Progressivement, nous avons compris que l’Etat français en particulier avait choisi le camp de nos bourreaux. Il a soutenu le régime raciste de Habyarimana qui nous obligeait déjà écoliers à nous lever pour décliner notre ethnie. Il a soutenu ce régime ségrégationniste qui nous empêchait par des quotas officiels d’accéder aux études secondaires et universitaires et qui nous excluait d’office de certains emplois. Il a soutenu ce régime qui organisait des pogroms contre les Tutsi.

Prétendue cécité

Un régime qui préparait notre extermination.

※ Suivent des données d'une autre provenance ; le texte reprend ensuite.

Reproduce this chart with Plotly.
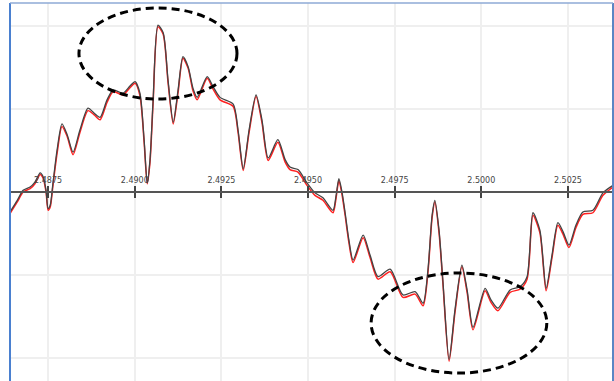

La France d’alors, dirigée par François Mitterrand, a soutenu ce Rwanda-là malgré les avertissements de certains de ses diplomates, de ses chargés de coopération, de la DGSE, des ONG. De retour du Rwanda, le témoignage émouvant de Jean Carbonare en janvier 1993 sur le plateau du 20 heures de Bruno Masure n’a rien changé. Le soutien a été maintenu et poursuivi en faveur d’un Etat qui commettait le génocide contre nous.

Dès lors, en tant que rescapés, nous ne pouvons admettre ni croire en « l’aveuglement », terme utilisé par la commission Duclert pour expliquer les choix des autorités françaises. Qu’aurait-il fallu de plus pour prévenir cette prétendue cécité ?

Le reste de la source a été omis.